[Records shown]
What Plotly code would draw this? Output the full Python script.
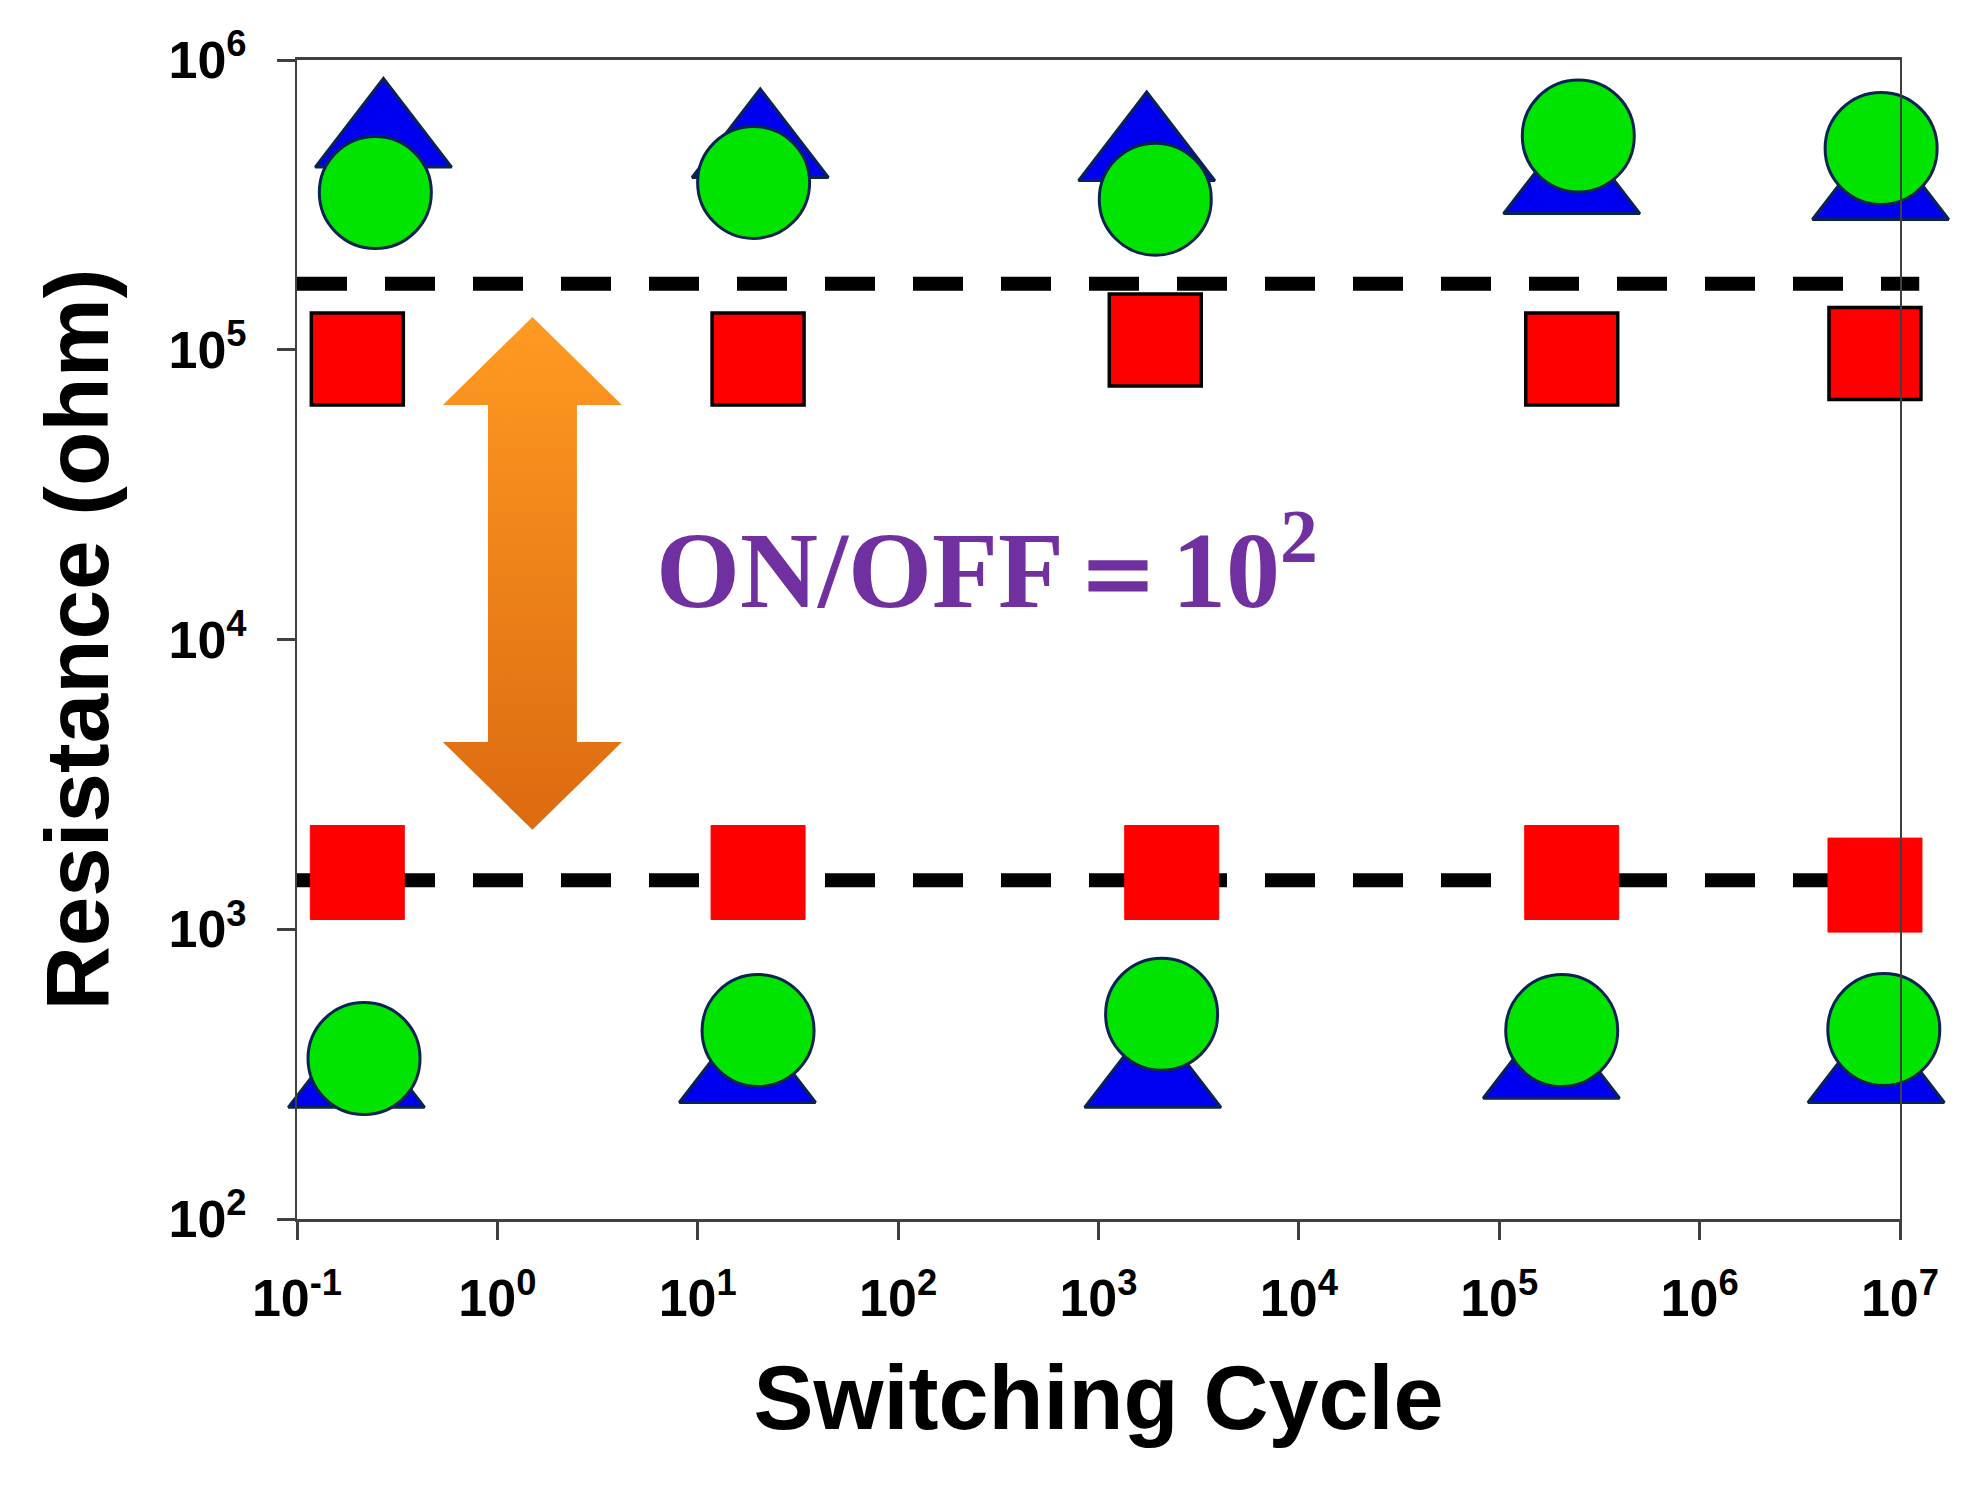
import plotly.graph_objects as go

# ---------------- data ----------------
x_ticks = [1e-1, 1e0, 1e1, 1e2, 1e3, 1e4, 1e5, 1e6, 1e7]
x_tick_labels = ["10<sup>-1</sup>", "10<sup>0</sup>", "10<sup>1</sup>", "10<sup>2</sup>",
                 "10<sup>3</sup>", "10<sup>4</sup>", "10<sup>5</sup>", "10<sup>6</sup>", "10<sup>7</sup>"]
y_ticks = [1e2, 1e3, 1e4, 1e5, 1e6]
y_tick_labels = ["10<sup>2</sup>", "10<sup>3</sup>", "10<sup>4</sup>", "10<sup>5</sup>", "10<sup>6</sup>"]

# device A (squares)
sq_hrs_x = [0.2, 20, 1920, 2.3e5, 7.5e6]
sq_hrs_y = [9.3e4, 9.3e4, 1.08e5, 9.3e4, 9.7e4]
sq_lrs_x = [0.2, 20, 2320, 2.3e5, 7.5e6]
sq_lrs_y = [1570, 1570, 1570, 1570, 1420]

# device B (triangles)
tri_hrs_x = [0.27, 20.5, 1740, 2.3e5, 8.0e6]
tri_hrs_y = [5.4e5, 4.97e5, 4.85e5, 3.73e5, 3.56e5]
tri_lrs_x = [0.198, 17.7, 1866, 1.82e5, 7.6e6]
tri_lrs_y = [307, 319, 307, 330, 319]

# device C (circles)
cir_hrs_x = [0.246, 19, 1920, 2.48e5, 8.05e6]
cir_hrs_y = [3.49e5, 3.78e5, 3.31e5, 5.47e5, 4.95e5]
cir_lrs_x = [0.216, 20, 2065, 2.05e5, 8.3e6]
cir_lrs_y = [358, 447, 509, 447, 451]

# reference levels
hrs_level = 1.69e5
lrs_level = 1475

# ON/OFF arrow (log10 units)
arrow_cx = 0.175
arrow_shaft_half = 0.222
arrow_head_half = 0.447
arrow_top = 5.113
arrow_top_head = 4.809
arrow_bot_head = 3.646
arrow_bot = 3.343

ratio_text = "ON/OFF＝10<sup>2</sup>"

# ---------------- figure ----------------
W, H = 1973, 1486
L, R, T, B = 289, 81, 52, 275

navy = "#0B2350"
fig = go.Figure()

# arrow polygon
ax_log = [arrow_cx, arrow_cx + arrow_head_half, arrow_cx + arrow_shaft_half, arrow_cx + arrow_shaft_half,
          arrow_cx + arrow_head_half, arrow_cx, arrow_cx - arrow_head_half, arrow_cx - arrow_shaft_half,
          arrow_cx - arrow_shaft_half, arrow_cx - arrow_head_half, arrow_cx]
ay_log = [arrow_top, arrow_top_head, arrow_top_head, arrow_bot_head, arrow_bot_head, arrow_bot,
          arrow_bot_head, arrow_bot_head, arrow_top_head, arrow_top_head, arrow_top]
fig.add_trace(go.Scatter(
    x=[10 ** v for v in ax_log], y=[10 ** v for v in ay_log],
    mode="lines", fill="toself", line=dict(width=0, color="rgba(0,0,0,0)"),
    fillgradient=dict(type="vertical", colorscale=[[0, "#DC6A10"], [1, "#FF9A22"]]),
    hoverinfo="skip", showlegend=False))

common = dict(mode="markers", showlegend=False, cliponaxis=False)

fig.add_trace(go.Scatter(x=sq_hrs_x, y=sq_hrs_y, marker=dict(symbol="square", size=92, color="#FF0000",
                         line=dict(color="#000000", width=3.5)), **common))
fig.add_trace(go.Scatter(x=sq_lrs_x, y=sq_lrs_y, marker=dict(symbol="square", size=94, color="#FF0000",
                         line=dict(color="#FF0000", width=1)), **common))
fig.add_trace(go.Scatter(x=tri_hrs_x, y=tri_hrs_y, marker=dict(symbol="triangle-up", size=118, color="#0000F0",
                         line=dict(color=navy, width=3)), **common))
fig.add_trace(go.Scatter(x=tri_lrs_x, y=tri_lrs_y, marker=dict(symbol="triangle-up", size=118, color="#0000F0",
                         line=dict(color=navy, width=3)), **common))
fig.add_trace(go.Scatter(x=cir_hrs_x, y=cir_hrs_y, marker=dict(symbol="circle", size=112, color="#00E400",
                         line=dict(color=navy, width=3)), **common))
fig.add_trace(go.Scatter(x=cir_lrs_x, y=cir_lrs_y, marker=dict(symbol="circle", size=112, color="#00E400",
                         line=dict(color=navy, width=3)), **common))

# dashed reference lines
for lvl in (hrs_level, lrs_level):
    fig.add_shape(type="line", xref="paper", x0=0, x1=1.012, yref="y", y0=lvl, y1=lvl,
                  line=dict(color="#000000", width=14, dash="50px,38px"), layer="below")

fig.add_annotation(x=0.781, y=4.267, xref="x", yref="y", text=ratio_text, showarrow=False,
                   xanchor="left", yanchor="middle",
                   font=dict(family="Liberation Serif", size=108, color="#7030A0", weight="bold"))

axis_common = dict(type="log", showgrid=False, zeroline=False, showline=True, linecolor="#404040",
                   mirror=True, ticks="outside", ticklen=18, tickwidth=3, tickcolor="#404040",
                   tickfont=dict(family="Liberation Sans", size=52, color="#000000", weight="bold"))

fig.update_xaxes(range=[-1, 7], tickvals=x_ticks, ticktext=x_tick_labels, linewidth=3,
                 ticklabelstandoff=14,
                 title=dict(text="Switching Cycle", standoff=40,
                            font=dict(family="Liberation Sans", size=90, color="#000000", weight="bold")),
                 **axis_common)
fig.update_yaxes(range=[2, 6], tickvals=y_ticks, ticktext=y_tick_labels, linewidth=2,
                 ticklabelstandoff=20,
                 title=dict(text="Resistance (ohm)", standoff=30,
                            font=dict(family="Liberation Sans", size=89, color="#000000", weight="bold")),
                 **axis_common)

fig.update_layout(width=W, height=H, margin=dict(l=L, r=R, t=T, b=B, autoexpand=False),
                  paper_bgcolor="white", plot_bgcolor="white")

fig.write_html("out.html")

* * *

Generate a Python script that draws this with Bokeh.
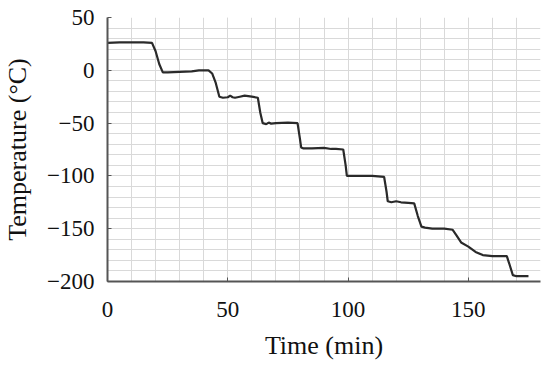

[The request]
Starting at the line that contains "What Plotly code" and stopping after the line that contains "import plotly.graph_objects as go", copy every line exactly. Leave any pictures behind.

[Written solution]
What Plotly code would draw this? Output the full Python script.
import plotly.graph_objects as go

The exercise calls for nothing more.